> **Do this**:
Exactly as written, quote every line that follows, skipping the images.

====== The data ======

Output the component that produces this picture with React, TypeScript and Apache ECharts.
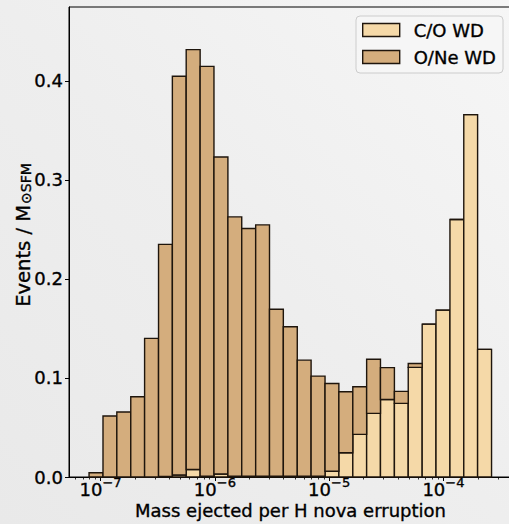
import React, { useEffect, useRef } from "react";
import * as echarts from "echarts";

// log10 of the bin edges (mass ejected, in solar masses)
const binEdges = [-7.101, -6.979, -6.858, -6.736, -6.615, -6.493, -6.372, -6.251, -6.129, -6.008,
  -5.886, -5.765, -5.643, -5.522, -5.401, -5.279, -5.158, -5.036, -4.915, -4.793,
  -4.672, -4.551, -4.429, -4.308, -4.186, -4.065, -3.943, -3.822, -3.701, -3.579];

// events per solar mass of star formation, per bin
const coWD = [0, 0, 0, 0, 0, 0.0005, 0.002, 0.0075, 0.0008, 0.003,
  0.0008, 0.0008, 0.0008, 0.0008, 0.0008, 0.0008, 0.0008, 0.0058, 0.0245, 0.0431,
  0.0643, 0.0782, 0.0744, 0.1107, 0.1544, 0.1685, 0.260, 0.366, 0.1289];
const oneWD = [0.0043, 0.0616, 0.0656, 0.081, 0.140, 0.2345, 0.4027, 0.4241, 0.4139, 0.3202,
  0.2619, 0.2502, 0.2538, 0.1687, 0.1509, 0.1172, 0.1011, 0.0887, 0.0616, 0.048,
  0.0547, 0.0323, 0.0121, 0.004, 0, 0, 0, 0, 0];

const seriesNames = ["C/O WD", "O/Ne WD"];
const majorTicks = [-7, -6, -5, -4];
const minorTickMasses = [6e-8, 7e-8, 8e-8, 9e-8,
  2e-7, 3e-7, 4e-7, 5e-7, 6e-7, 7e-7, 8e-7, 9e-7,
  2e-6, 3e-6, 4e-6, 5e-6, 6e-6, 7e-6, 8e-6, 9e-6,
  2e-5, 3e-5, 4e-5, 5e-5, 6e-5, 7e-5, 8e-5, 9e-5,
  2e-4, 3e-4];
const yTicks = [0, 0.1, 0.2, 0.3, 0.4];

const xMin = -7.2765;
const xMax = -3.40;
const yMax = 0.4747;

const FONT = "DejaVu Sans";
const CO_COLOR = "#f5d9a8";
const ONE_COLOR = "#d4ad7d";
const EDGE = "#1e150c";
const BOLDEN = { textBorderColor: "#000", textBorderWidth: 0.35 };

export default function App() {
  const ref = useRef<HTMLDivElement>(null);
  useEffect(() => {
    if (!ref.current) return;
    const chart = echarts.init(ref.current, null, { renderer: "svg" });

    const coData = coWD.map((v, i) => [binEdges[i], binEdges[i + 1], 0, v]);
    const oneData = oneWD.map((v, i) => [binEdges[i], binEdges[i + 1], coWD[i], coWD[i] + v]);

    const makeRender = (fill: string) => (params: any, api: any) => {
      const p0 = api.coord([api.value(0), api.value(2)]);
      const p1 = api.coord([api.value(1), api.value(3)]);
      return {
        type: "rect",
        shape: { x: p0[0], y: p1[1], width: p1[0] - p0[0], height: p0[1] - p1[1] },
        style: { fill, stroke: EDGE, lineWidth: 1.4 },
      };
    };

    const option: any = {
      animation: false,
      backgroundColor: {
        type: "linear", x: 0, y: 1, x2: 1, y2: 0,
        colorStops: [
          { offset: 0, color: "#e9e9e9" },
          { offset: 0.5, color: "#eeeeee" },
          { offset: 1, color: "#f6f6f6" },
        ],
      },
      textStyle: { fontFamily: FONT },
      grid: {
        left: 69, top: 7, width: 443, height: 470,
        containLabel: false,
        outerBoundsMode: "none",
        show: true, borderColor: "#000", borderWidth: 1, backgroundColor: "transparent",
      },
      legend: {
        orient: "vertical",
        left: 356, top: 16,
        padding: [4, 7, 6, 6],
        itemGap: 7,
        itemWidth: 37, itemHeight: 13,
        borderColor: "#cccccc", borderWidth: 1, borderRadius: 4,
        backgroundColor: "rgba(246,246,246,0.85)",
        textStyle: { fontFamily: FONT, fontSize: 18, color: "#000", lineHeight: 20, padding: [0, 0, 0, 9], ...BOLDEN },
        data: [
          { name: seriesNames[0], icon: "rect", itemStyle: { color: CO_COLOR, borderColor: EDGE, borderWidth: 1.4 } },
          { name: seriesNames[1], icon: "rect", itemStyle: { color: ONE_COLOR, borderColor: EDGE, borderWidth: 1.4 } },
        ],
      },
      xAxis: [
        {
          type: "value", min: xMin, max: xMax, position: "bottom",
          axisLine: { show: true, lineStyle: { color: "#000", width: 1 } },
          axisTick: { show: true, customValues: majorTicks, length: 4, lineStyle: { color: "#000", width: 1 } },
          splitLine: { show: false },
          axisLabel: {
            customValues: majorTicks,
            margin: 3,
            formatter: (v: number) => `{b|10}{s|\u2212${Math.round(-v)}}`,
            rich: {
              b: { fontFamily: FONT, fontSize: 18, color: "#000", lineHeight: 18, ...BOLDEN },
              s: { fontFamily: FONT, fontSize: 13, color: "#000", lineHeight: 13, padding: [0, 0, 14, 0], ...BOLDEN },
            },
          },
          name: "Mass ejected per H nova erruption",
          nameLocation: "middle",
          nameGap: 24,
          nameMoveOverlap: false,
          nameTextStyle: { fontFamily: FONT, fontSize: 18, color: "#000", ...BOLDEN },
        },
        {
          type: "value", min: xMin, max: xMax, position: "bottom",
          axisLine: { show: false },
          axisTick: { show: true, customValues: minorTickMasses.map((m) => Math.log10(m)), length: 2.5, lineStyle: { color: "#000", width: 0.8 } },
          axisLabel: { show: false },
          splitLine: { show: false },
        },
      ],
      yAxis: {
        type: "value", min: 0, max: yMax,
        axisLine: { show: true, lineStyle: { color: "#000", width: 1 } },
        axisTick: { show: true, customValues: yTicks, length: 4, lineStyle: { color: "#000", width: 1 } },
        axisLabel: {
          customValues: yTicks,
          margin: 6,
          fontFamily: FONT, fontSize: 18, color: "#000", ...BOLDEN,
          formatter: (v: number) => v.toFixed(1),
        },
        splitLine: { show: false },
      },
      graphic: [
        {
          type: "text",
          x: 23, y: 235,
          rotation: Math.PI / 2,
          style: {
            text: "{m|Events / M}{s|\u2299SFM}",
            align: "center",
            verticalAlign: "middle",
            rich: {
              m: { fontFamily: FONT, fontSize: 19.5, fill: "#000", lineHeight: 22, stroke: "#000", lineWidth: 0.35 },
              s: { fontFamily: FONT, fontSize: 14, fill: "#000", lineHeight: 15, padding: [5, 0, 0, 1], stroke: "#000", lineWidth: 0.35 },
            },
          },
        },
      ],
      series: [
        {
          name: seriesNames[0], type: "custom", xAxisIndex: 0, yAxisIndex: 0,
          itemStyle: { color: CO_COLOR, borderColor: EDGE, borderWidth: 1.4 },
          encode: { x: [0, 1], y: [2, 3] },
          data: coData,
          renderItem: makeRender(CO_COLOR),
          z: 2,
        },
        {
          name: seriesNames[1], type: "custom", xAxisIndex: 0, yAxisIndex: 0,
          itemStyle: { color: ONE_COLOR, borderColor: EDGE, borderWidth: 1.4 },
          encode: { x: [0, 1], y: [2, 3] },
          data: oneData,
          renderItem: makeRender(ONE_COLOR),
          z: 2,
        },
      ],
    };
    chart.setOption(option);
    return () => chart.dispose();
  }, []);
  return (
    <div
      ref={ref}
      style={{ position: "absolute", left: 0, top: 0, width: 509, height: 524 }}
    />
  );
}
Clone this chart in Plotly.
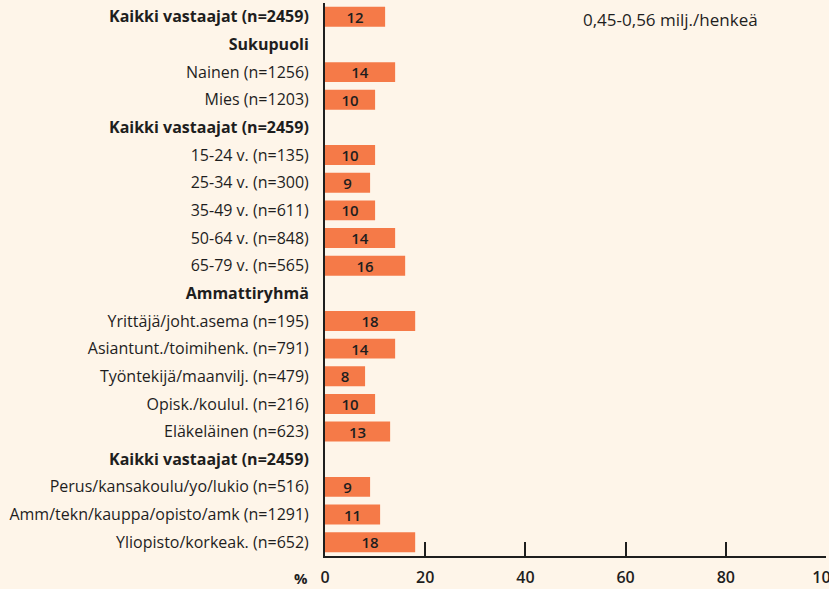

======

> **Written answer**:
Output the component that produces this picture with React, TypeScript and Apache ECharts.
import React, { useEffect, useRef } from "react";
import * as echarts from "echarts";

// log10 of the bin edges (mass ejected, in solar masses)
const binEdges = [-7.101, -6.979, -6.858, -6.736, -6.615, -6.493, -6.372, -6.251, -6.129, -6.008,
  -5.886, -5.765, -5.643, -5.522, -5.401, -5.279, -5.158, -5.036, -4.915, -4.793,
  -4.672, -4.551, -4.429, -4.308, -4.186, -4.065, -3.943, -3.822, -3.701, -3.579];

// events per solar mass of star formation, per bin
const coWD = [0, 0, 0, 0, 0, 0.0005, 0.002, 0.0075, 0.0008, 0.003,
  0.0008, 0.0008, 0.0008, 0.0008, 0.0008, 0.0008, 0.0008, 0.0058, 0.0245, 0.0431,
  0.0643, 0.0782, 0.0744, 0.1107, 0.1544, 0.1685, 0.260, 0.366, 0.1289];
const oneWD = [0.0043, 0.0616, 0.0656, 0.081, 0.140, 0.2345, 0.4027, 0.4241, 0.4139, 0.3202,
  0.2619, 0.2502, 0.2538, 0.1687, 0.1509, 0.1172, 0.1011, 0.0887, 0.0616, 0.048,
  0.0547, 0.0323, 0.0121, 0.004, 0, 0, 0, 0, 0];

const seriesNames = ["C/O WD", "O/Ne WD"];
const majorTicks = [-7, -6, -5, -4];
const minorTickMasses = [6e-8, 7e-8, 8e-8, 9e-8,
  2e-7, 3e-7, 4e-7, 5e-7, 6e-7, 7e-7, 8e-7, 9e-7,
  2e-6, 3e-6, 4e-6, 5e-6, 6e-6, 7e-6, 8e-6, 9e-6,
  2e-5, 3e-5, 4e-5, 5e-5, 6e-5, 7e-5, 8e-5, 9e-5,
  2e-4, 3e-4];
const yTicks = [0, 0.1, 0.2, 0.3, 0.4];

const xMin = -7.2765;
const xMax = -3.40;
const yMax = 0.4747;

const FONT = "DejaVu Sans";
const CO_COLOR = "#f5d9a8";
const ONE_COLOR = "#d4ad7d";
const EDGE = "#1e150c";
const BOLDEN = { textBorderColor: "#000", textBorderWidth: 0.35 };

export default function App() {
  const ref = useRef<HTMLDivElement>(null);
  useEffect(() => {
    if (!ref.current) return;
    const chart = echarts.init(ref.current, null, { renderer: "svg" });

    const coData = coWD.map((v, i) => [binEdges[i], binEdges[i + 1], 0, v]);
    const oneData = oneWD.map((v, i) => [binEdges[i], binEdges[i + 1], coWD[i], coWD[i] + v]);

    const makeRender = (fill: string) => (params: any, api: any) => {
      const p0 = api.coord([api.value(0), api.value(2)]);
      const p1 = api.coord([api.value(1), api.value(3)]);
      return {
        type: "rect",
        shape: { x: p0[0], y: p1[1], width: p1[0] - p0[0], height: p0[1] - p1[1] },
        style: { fill, stroke: EDGE, lineWidth: 1.4 },
      };
    };

    const option: any = {
      animation: false,
      backgroundColor: {
        type: "linear", x: 0, y: 1, x2: 1, y2: 0,
        colorStops: [
          { offset: 0, color: "#e9e9e9" },
          { offset: 0.5, color: "#eeeeee" },
          { offset: 1, color: "#f6f6f6" },
        ],
      },
      textStyle: { fontFamily: FONT },
      grid: {
        left: 69, top: 7, width: 443, height: 470,
        containLabel: false,
        outerBoundsMode: "none",
        show: true, borderColor: "#000", borderWidth: 1, backgroundColor: "transparent",
      },
      legend: {
        orient: "vertical",
        left: 356, top: 16,
        padding: [4, 7, 6, 6],
        itemGap: 7,
        itemWidth: 37, itemHeight: 13,
        borderColor: "#cccccc", borderWidth: 1, borderRadius: 4,
        backgroundColor: "rgba(246,246,246,0.85)",
        textStyle: { fontFamily: FONT, fontSize: 18, color: "#000", lineHeight: 20, padding: [0, 0, 0, 9], ...BOLDEN },
        data: [
          { name: seriesNames[0], icon: "rect", itemStyle: { color: CO_COLOR, borderColor: EDGE, borderWidth: 1.4 } },
          { name: seriesNames[1], icon: "rect", itemStyle: { color: ONE_COLOR, borderColor: EDGE, borderWidth: 1.4 } },
        ],
      },
      xAxis: [
        {
          type: "value", min: xMin, max: xMax, position: "bottom",
          axisLine: { show: true, lineStyle: { color: "#000", width: 1 } },
          axisTick: { show: true, customValues: majorTicks, length: 4, lineStyle: { color: "#000", width: 1 } },
          splitLine: { show: false },
          axisLabel: {
            customValues: majorTicks,
            margin: 3,
            formatter: (v: number) => `{b|10}{s|\u2212${Math.round(-v)}}`,
            rich: {
              b: { fontFamily: FONT, fontSize: 18, color: "#000", lineHeight: 18, ...BOLDEN },
              s: { fontFamily: FONT, fontSize: 13, color: "#000", lineHeight: 13, padding: [0, 0, 14, 0], ...BOLDEN },
            },
          },
          name: "Mass ejected per H nova erruption",
          nameLocation: "middle",
          nameGap: 24,
          nameMoveOverlap: false,
          nameTextStyle: { fontFamily: FONT, fontSize: 18, color: "#000", ...BOLDEN },
        },
        {
          type: "value", min: xMin, max: xMax, position: "bottom",
          axisLine: { show: false },
          axisTick: { show: true, customValues: minorTickMasses.map((m) => Math.log10(m)), length: 2.5, lineStyle: { color: "#000", width: 0.8 } },
          axisLabel: { show: false },
          splitLine: { show: false },
        },
      ],
      yAxis: {
        type: "value", min: 0, max: yMax,
        axisLine: { show: true, lineStyle: { color: "#000", width: 1 } },
        axisTick: { show: true, customValues: yTicks, length: 4, lineStyle: { color: "#000", width: 1 } },
        axisLabel: {
          customValues: yTicks,
          margin: 6,
          fontFamily: FONT, fontSize: 18, color: "#000", ...BOLDEN,
          formatter: (v: number) => v.toFixed(1),
        },
        splitLine: { show: false },
      },
      graphic: [
        {
          type: "text",
          x: 23, y: 235,
          rotation: Math.PI / 2,
          style: {
            text: "{m|Events / M}{s|\u2299SFM}",
            align: "center",
            verticalAlign: "middle",
            rich: {
              m: { fontFamily: FONT, fontSize: 19.5, fill: "#000", lineHeight: 22, stroke: "#000", lineWidth: 0.35 },
              s: { fontFamily: FONT, fontSize: 14, fill: "#000", lineHeight: 15, padding: [5, 0, 0, 1], stroke: "#000", lineWidth: 0.35 },
            },
          },
        },
      ],
      series: [
        {
          name: seriesNames[0], type: "custom", xAxisIndex: 0, yAxisIndex: 0,
          itemStyle: { color: CO_COLOR, borderColor: EDGE, borderWidth: 1.4 },
          encode: { x: [0, 1], y: [2, 3] },
          data: coData,
          renderItem: makeRender(CO_COLOR),
          z: 2,
        },
        {
          name: seriesNames[1], type: "custom", xAxisIndex: 0, yAxisIndex: 0,
          itemStyle: { color: ONE_COLOR, borderColor: EDGE, borderWidth: 1.4 },
          encode: { x: [0, 1], y: [2, 3] },
          data: oneData,
          renderItem: makeRender(ONE_COLOR),
          z: 2,
        },
      ],
    };
    chart.setOption(option);
    return () => chart.dispose();
  }, []);
  return (
    <div
      ref={ref}
      style={{ position: "absolute", left: 0, top: 0, width: 509, height: 524 }}
    />
  );
}
Clone this chart in Plotly.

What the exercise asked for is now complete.